Before 2008, up to 8,000 people a year sought AMI’s help in Portugal. In 2012, it was almost 16,000.
Ana Martins, AMI’s national director for the past 18 years, says people seeking aid used to ask for help finding a job or resolving social or family problems.
These days, they ask for food.
Margarida Mendes, who has run the center since it was set up in 1994 to help homeless people, says her work has changed a lot in recent years. Now it’s mostly families seeking support.
Her work, she says, can be distressing, and the most poignant episodes involve young children. Recently, a small child jumped up and down and screamed in delight when he saw a packet of cheap, plain cookies sticking out of the top of the family’s monthly parcel of food aid. That small scene got to Mendes: “You think to yourself, What kind of country is this where that sort of thing happens?”

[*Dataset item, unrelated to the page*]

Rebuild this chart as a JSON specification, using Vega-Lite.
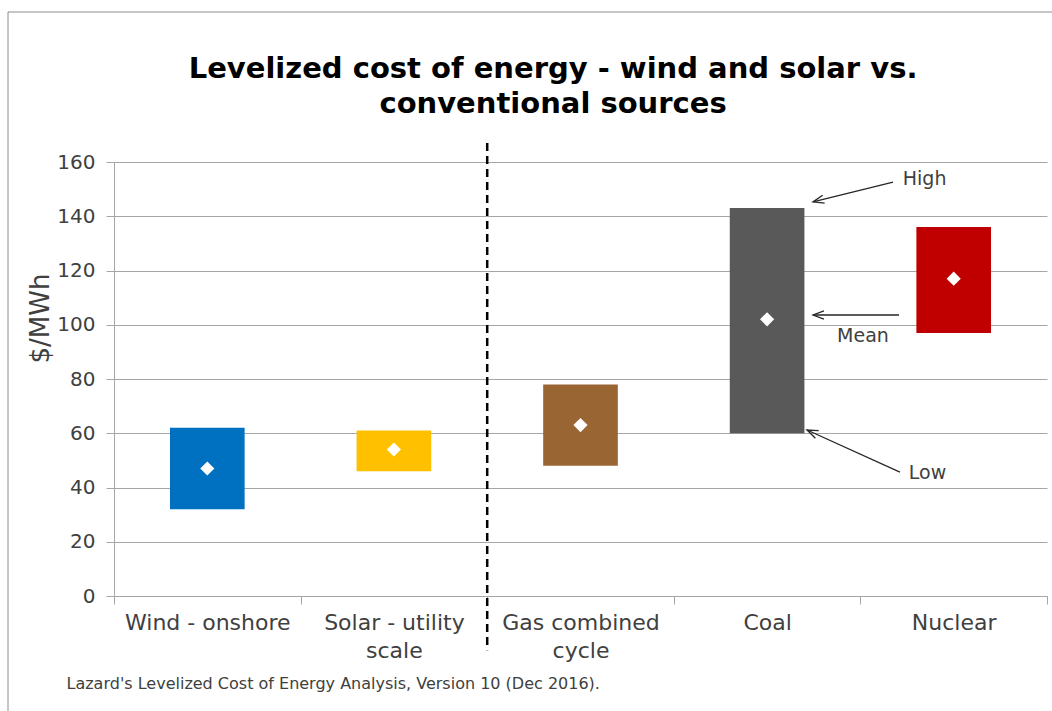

The Baptista family comes to Olaias to pick up food parcels. They contain cooking oil, cans of sausages, flour. They also get second-hand clothes and school books.
The financial crisis capsized their lives. Just five years ago they were together pulling in (euro) 1,600 a month — close to the average income for a couple in Portugal. Today they live on little over a third of that.
Finance Minister Vitor Gaspar recently conceded that straightening out Portugal’s finances will take decades and will require the sacrifices of a generation.
The Baptista family belongs to that generation.